Egitto, nuova rivoluzione inevitabile per i Fratelli Musulmani

di Stefania Ragusa

Braccati dal presidente egiziano Abdel Fattah al-Sisi, i Fratelli musulmani preconizzano una nuova rivoluzione che spazzerà via l’attuale regime. “Nessuna ingiustizia può durare per sempre – ha detto all’Afp a Istanbul Talaat Fahmy, portavoce ufficiale del movimento islamico -. La pazienza e la capacità delle persone di tollerare ciò che sta accadendo non è eterna. Una rivolta è inevitabile, anche se non posso prevedere con precisione quando sarà”.

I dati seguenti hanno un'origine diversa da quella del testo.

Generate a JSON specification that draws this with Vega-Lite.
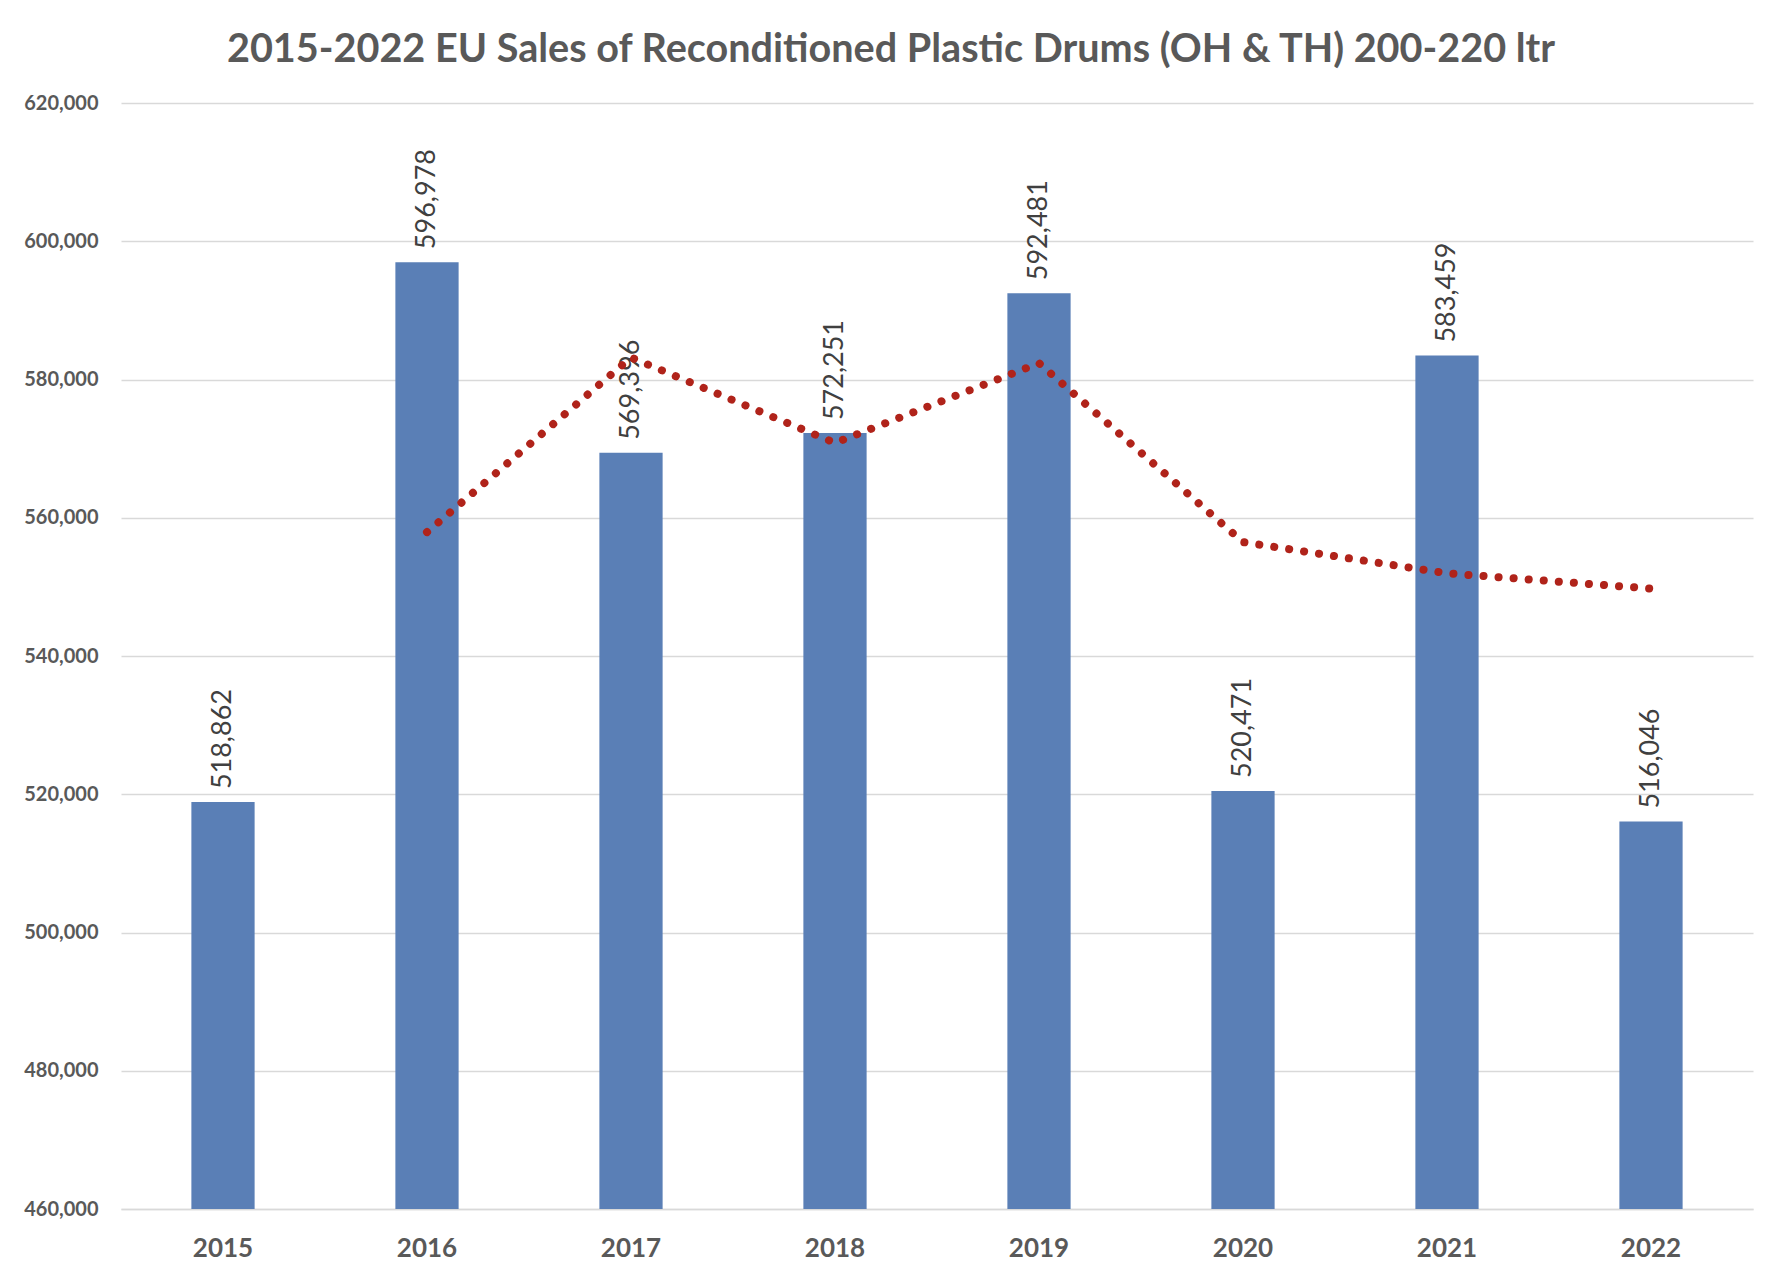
{
  "$schema": "https://vega.github.io/schema/vega-lite/v6.json",
  "autosize": {"type": "none"},
  "width": 1632,
  "height": 1106,
  "padding": {"left": 121, "top": 103, "right": 19, "bottom": 76},
  "background": "white",
  "config": {
    "view": {"stroke": null},
    "font": "Lato",
    "axisY": {
      "labelFont": "Lato", "labelFontSize": 20, "labelFontWeight": "bold",
      "labelColor": "#595959", "labelPadding": 23, "ticks": false, "domain": false,
      "gridColor": "#d9d9d9", "gridWidth": 1.5
    }
  },
  "title": {
    "text": "2015-2022 EU Sales of Reconditioned Plastic Drums (OH & TH) 200-220 ltr",
    "font": "Lato", "fontSize": 39.6, "fontWeight": "bold", "color": "#595959",
    "anchor": "middle", "dx": -46, "offset": 22
  },
  "datasets": {
    "sales": [
      {"year": "2015", "sales": 518862},
      {"year": "2016", "sales": 596978},
      {"year": "2017", "sales": 569396},
      {"year": "2018", "sales": 572251},
      {"year": "2019", "sales": 592481},
      {"year": "2020", "sales": 520471},
      {"year": "2021", "sales": 583459},
      {"year": "2022", "sales": 516046}
    ],
    "trend": [
      {"year": "2016", "avg": 557920},
      {"year": "2017", "avg": 583187},
      {"year": "2018", "avg": 570823.5},
      {"year": "2019", "avg": 582366},
      {"year": "2020", "avg": 556476},
      {"year": "2021", "avg": 551965},
      {"year": "2022", "avg": 549752.5}
    ]
  },
  "layer": [
    {
      "data": {"name": "sales"},
      "mark": {"type": "bar", "color": "#5a7fb6", "clip": true},
      "encoding": {
        "x": {
          "field": "year", "type": "nominal", "sort": null,
          "scale": {"paddingInner": 0.69, "paddingOuter": 0.345},
          "axis": {
            "title": null, "labelAngle": 0, "labelFont": "Lato", "labelFontSize": 26,
            "labelFontWeight": "bold", "labelColor": "#595959", "labelPadding": 26,
            "ticks": false, "domainColor": "#d9d9d9", "domainWidth": 1.5
          }
        },
        "y": {
          "field": "sales", "type": "quantitative",
          "scale": {"domain": [460000, 620000], "zero": false, "nice": false},
          "axis": {
            "title": null,
            "values": [460000, 480000, 500000, 520000, 540000, 560000, 580000, 600000, 620000],
            "labelExpr": "format(datum.value, ',')"
          }
        }
      }
    },
    {
      "data": {"name": "sales"},
      "mark": {"type": "text", "angle": -90, "align": "left", "baseline": "middle", "dx": 13,
               "font": "Lato", "fontSize": 27, "color": "#404040"},
      "encoding": {
        "x": {"field": "year", "type": "nominal", "sort": null},
        "y": {"field": "sales", "type": "quantitative"},
        "text": {"field": "sales", "type": "quantitative", "format": ","}
      }
    },
    {
      "data": {"name": "trend"},
      "mark": {"type": "line", "color": "#b0231a", "strokeWidth": 8, "strokeCap": "round",
               "strokeDash": [0.1, 15]},
      "encoding": {
        "x": {"field": "year", "type": "nominal", "sort": null},
        "y": {"field": "avg", "type": "quantitative"}
      }
    }
  ]
}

Uccisi, imprigionati e costretti all’esilio, i Fratelli musulmani sono stati al potere per un breve periodo dopo la cacciata dell’ex presidente Hosni Mubarak. Nel 2012, il loro candidato, Mohamed Morsi, è diventato il primo presidente dell’Egitto democraticamente eletto. Il suo governo ha però sollevato un grande malcontento che è culminato con grandi dimostrazioni di piazza. Di questa situazione ne hanno approfittato le forze armate che, nell’estate 2013, hanno rovesciato Morsi. Al-Sisi, una volta arrivato al potere, ha lanciato una vasta e implacabile campagna di repressione del movimento. “I Fratelli musulmani sono un’organizzazione che ha 93 anni e ha conosciuto travagli simili sotto l’ex presidente Gamal Abdel Nasser dal 1954 fino al rilascio dei suoi leader dalla prigione nel 1974 (sotto la presidenza di Anwar al-Sadat) – ha detto Fahmy -. La nostra organizzazione non è scomparsa. Non ha interrotto i contatti con quei membri che sono rimasti in patria in tutti questi anni. I Fratelli musulmani sanno come comunicare con i propri simpatizzanti, adattandosi alla stretta sulla sicurezza e alle difficili circostanze politiche”.

In prigione otto volte durante il governo trentennale di Mubarak, Fahmy ha lasciato l’Egitto e si è stabilito a Istanbul nel 2015 dopo aver trascorso due anni in prigione sotto Sisi. Considera il governo di Sisi ancora più dannoso per il suo Paese di quello di Mubarak, morto nel febbraio 2020, e accusa Sisi di guidare “un regime sanguinario che governa con il pugno di ferro”.“La situazione in Egitto oggi è peggiore di quanto fosse sotto Mubarak, che ha cercato di mantenere un certo equilibrio, mentre l’attuale regime non si cura di nulla – ha detto Fahmy -. Nessun cambiamento in Egitto è possibile attraverso le elezioni sotto l’attuale regime”. Fahmy pensa che le potenze occidentali che un tempo concedevano a Sisi il beneficio del dubbio perché si presentava come un alleato nella lotta contro l’Islam radicale “stanno cominciando a rendersi conto che il generale sta portando il Paese sull’orlo di un’implosione”. “L’Egitto sotto il governo di Sisi non ha futuro. Basta vedere come l’esercito sta rilevando le compagnie nazionali e imprigionando uomini d’affari. L’esercito ora controlla tra il 70 e l’80% dell’economia e delle imprese”.

Fahmy ha anche espresso pochi timori per le ripercussioni della riconciliazioni con il Qatar – dove sono fuggiti alcuni membri del gruppo – e i suoi rivali regionali nel Golfo e in Egitto, che hanno bollato i Fratelli musulmani come “organizzazione terroristica”.“Il movimento non dipende da questo o da quel governo, e tutti gli aiuti finanziari che riceve provengono dai membri del gruppo. Non riceviamo alcun sostegno dal Qatar o dalla Turchia”, ha detto Fahmy, sottolineando che l’unico aiuto che il gruppo riceve da Ankara è l’autorizzazione a vivere nel Paese. Il presidente turco Recep Tayyip Erdogan, il cui partito al governo è un punto di riferimento per l’islam politico, si riferisce regolarmente ad al-Sisi definendolo “un golpista” e accusando le autorità egiziane “di aver ucciso” Morsi, morto nel 2019 per un infarto mentre assisteva a un processo.